• Recorded data:
───

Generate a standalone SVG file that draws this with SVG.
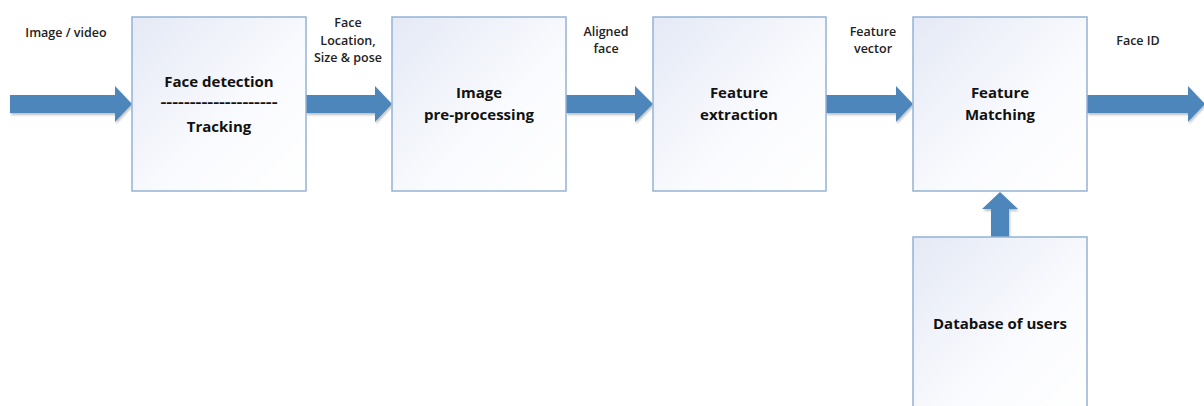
<svg xmlns="http://www.w3.org/2000/svg" width="1204" height="406" viewBox="0 0 1204 406">
<defs>
<linearGradient id="bg" x1="0" y1="0" x2="1" y2="1">
<stop offset="0" stop-color="#e4e9f5"/>
<stop offset="0.6" stop-color="#fafbfe"/>
<stop offset="1" stop-color="#ffffff"/>
</linearGradient>
<filter id="sh" x="-5%" y="-5%" width="115%" height="115%">
<feGaussianBlur in="SourceAlpha" stdDeviation="1.2"/>
<feOffset dx="1" dy="1.5"/>
<feComponentTransfer><feFuncA type="linear" slope="0.25"/></feComponentTransfer>
<feMerge><feMergeNode/><feMergeNode in="SourceGraphic"/></feMerge>
</filter>
</defs>
<style>
.box{fill:url(#bg);stroke:#94b3d6;stroke-width:1.5}
.arr{fill:#4d86bb;filter:url(#sh)}
.t{font-family:"Open Sans","Liberation Sans",sans-serif;font-weight:bold;font-size:15px;fill:#111;text-anchor:middle}
.l{font-family:"Open Sans","Liberation Sans",sans-serif;font-weight:600;font-size:12.5px;fill:#222;text-anchor:middle}
</style>
<rect width="1204" height="406" fill="#fff"/>
<g id="connectors">
<polygon class="arr" points="10,95 115,95 115,86 132,104 115,122 115,113 10,113"/>
<polygon class="arr" points="306,95 375,95 375,86 392,104 375,122 375,113 306,113"/>
<polygon class="arr" points="566,95 635,95 635,86 653,104 635,122 635,113 566,113"/>
<polygon class="arr" points="826,95 896,95 896,86 913,104 896,122 896,113 826,113"/>
<polygon class="arr" points="1087,95 1188,95 1188,86 1205,104 1188,122 1188,113 1087,113"/>
<polygon class="arr" points="991,237 991,209 982,209 1000,192 1018,209 1009,209 1009,237"/>
</g>
<g id="face-detection">
<rect class="box" x="132" y="17" width="174" height="174"/>
<text class="t" x="219" y="87">Face detection</text>
<text class="t" x="219" y="107" textLength="117" lengthAdjust="spacingAndGlyphs">--------------------</text>
<text class="t" x="219" y="132">Tracking</text>
</g>
<g id="image-preprocessing">
<rect class="box" x="392" y="17" width="174" height="174"/>
<text class="t" x="479" y="98">Image</text>
<text class="t" x="479" y="120">pre-processing</text>
</g>
<g id="feature-extraction">
<rect class="box" x="653" y="17" width="173" height="174"/>
<text class="t" x="739" y="98">Feature</text>
<text class="t" x="739" y="120">extraction</text>
</g>
<g id="feature-matching">
<rect class="box" x="913" y="17" width="174" height="174"/>
<text class="t" x="1000" y="98">Feature</text>
<text class="t" x="1000" y="120">Matching</text>
</g>
<g id="database">
<rect class="box" x="913" y="237" width="174" height="180"/>
<text class="t" x="1000" y="329">Database of users</text>
</g>
<g id="labels">
<text class="l" x="66" y="37">Image / video</text>
<text class="l" x="348" y="27">Face</text>
<text class="l" x="348" y="45">Location,</text>
<text class="l" x="348" y="62">Size &amp; pose</text>
<text class="l" x="606" y="36">Aligned</text>
<text class="l" x="606" y="53">face</text>
<text class="l" x="873" y="36">Feature</text>
<text class="l" x="873" y="53">vector</text>
<text class="l" x="1138" y="45">Face ID</text>
</g>
</svg>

───

• Instructions for the task: Restate the data above word for word. Skip every picture.

• Exercise response:
Generate a standalone SVG file that draws this with SVG.
<svg xmlns="http://www.w3.org/2000/svg" width="1204" height="406" viewBox="0 0 1204 406">
<defs>
<linearGradient id="bg" x1="0" y1="0" x2="1" y2="1">
<stop offset="0" stop-color="#e4e9f5"/>
<stop offset="0.6" stop-color="#fafbfe"/>
<stop offset="1" stop-color="#ffffff"/>
</linearGradient>
<filter id="sh" x="-5%" y="-5%" width="115%" height="115%">
<feGaussianBlur in="SourceAlpha" stdDeviation="1.2"/>
<feOffset dx="1" dy="1.5"/>
<feComponentTransfer><feFuncA type="linear" slope="0.25"/></feComponentTransfer>
<feMerge><feMergeNode/><feMergeNode in="SourceGraphic"/></feMerge>
</filter>
</defs>
<style>
.box{fill:url(#bg);stroke:#94b3d6;stroke-width:1.5}
.arr{fill:#4d86bb;filter:url(#sh)}
.t{font-family:"Open Sans","Liberation Sans",sans-serif;font-weight:bold;font-size:15px;fill:#111;text-anchor:middle}
.l{font-family:"Open Sans","Liberation Sans",sans-serif;font-weight:600;font-size:12.5px;fill:#222;text-anchor:middle}
</style>
<rect width="1204" height="406" fill="#fff"/>
<g id="connectors">
<polygon class="arr" points="10,95 115,95 115,86 132,104 115,122 115,113 10,113"/>
<polygon class="arr" points="306,95 375,95 375,86 392,104 375,122 375,113 306,113"/>
<polygon class="arr" points="566,95 635,95 635,86 653,104 635,122 635,113 566,113"/>
<polygon class="arr" points="826,95 896,95 896,86 913,104 896,122 896,113 826,113"/>
<polygon class="arr" points="1087,95 1188,95 1188,86 1205,104 1188,122 1188,113 1087,113"/>
<polygon class="arr" points="991,237 991,209 982,209 1000,192 1018,209 1009,209 1009,237"/>
</g>
<g id="face-detection">
<rect class="box" x="132" y="17" width="174" height="174"/>
<text class="t" x="219" y="87">Face detection</text>
<text class="t" x="219" y="107" textLength="117" lengthAdjust="spacingAndGlyphs">--------------------</text>
<text class="t" x="219" y="132">Tracking</text>
</g>
<g id="image-preprocessing">
<rect class="box" x="392" y="17" width="174" height="174"/>
<text class="t" x="479" y="98">Image</text>
<text class="t" x="479" y="120">pre-processing</text>
</g>
<g id="feature-extraction">
<rect class="box" x="653" y="17" width="173" height="174"/>
<text class="t" x="739" y="98">Feature</text>
<text class="t" x="739" y="120">extraction</text>
</g>
<g id="feature-matching">
<rect class="box" x="913" y="17" width="174" height="174"/>
<text class="t" x="1000" y="98">Feature</text>
<text class="t" x="1000" y="120">Matching</text>
</g>
<g id="database">
<rect class="box" x="913" y="237" width="174" height="180"/>
<text class="t" x="1000" y="329">Database of users</text>
</g>
<g id="labels">
<text class="l" x="66" y="37">Image / video</text>
<text class="l" x="348" y="27">Face</text>
<text class="l" x="348" y="45">Location,</text>
<text class="l" x="348" y="62">Size &amp; pose</text>
<text class="l" x="606" y="36">Aligned</text>
<text class="l" x="606" y="53">face</text>
<text class="l" x="873" y="36">Feature</text>
<text class="l" x="873" y="53">vector</text>
<text class="l" x="1138" y="45">Face ID</text>
</g>
</svg>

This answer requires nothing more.